President Barack Obama, In a speech in Brussels on Wednesday after Russia (and many Europeans) pointed out our loss of moral authority because of our war in iraq in hitting Putin on Crimea, defended our 2003 invasion. This was deeply disheartening--and hypocritical, since he largely owes his election in 2008 to being able to brag (vs. Hillary Clinton and John McCain) that, unlike them, he opposed the war in 2003.
Yet media outlets such as The New York Timesbarely mentioned his Iraq statement--which included several key distortions--in passing. (Another typical example at the Los Angeles Times.) Others in the mainstream, such as at the MSNBC site, offered more space--but merely relayed Obama's quotes with no fact-checking or commentary. Critics on the left were not so kind.
And people wonder why I am among the few to return to the media failures on Iraq every year at this time (see my recent pieces here at The Nation).

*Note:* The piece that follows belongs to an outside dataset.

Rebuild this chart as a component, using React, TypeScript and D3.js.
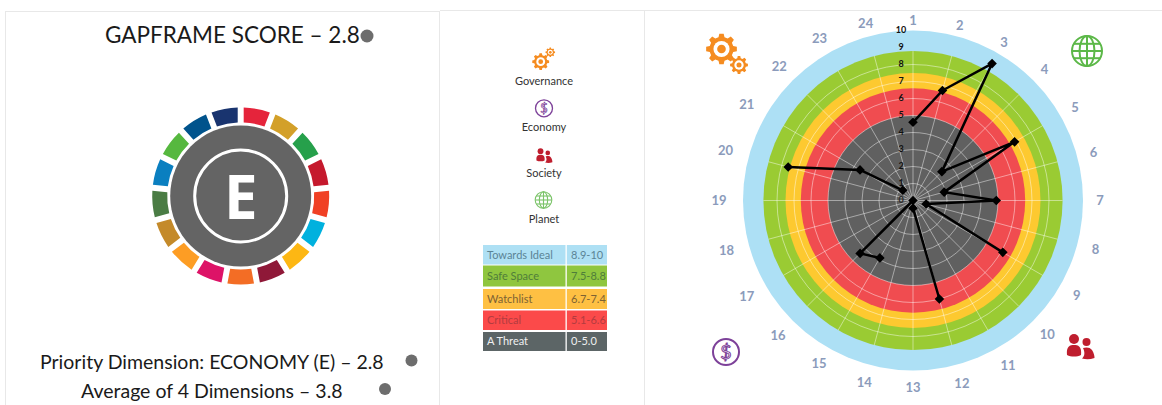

Obama's tortured reasoning and twisting of (or making up) facts yesterday were reviewed in a good accounting by Huff Post's Ryan Grim here and critics on the Left here and here. Grim:
Obama struggled, however, in his attempt to defend the legality of the invasion. The war was unsanctioned by the United Nations, and many experts assert it violated any standard reading of international law. But, argued Obama, at least the U.S. tried to make it legal. "America sought to work within the international system," Obama said, referencing an attempt to gain U.N. approval for the invasion -- an effort that later proved to be founded on flawed, misleading and cherry-picked intelligence. The man who delivered the presentation to the U.N., then-Secretary of State Colin Powell, has repeatedly called it a "blot" on his record.
Obama, in his speech, noted his own opposition to the war, but went on to defend its mission.
"We did not claim or annex Iraq's territory. We did not grab its resources for our own gain," Obama argued. In fact, the U.S. forced Iraq to privatize its oil industry, which had previously been under the control of the state, and further required that it accept foreign ownership of the industry. The effort to transfer the resources to the control of multinational, largely U.S.-based oil companies has been hampered in part by the decade of violence unleashed by the invasion.
In a New York Times op-ed this week, our recent ambassador to Russia, Michael McFaul, wrote, "As ambassador, I found it difficult to defend our commitment to sovereignty and international law when asked by Russians, 'What about Iraq?' " Apparently Obama felt the need to respond, even if with untruths.
From the Common Dreams article linked above:
Ross Caputi and Matt Howard, members of the Iraq Veterans Against the War, spoke with Common Dreams by phone and said that President Obama's argument was both weak factually and morally. As it happens, both IVAW members were together in Washington, DC on Wednesday, organizing an evening event focused on the devastating impacts of the Iraq War--both for veterans like themselves and the Iraqi civilian population--when they heard news about what the president had said.
"What President Obama said is false," said Caputi. "The U.S. did not attempt to work within the international system. We acted unilaterally, without the approval of the UN Security Council."
"We went from one lie, which was weapons of mass destruction, to another lie which was liberation and freedom," said Howard. Citing the devastation cited by Iraqi civil society allies, especially women in the country, he continued, "This idea that Iraq is somehow better off or that the U.S. waged a so-called 'Good War' is ridiculous."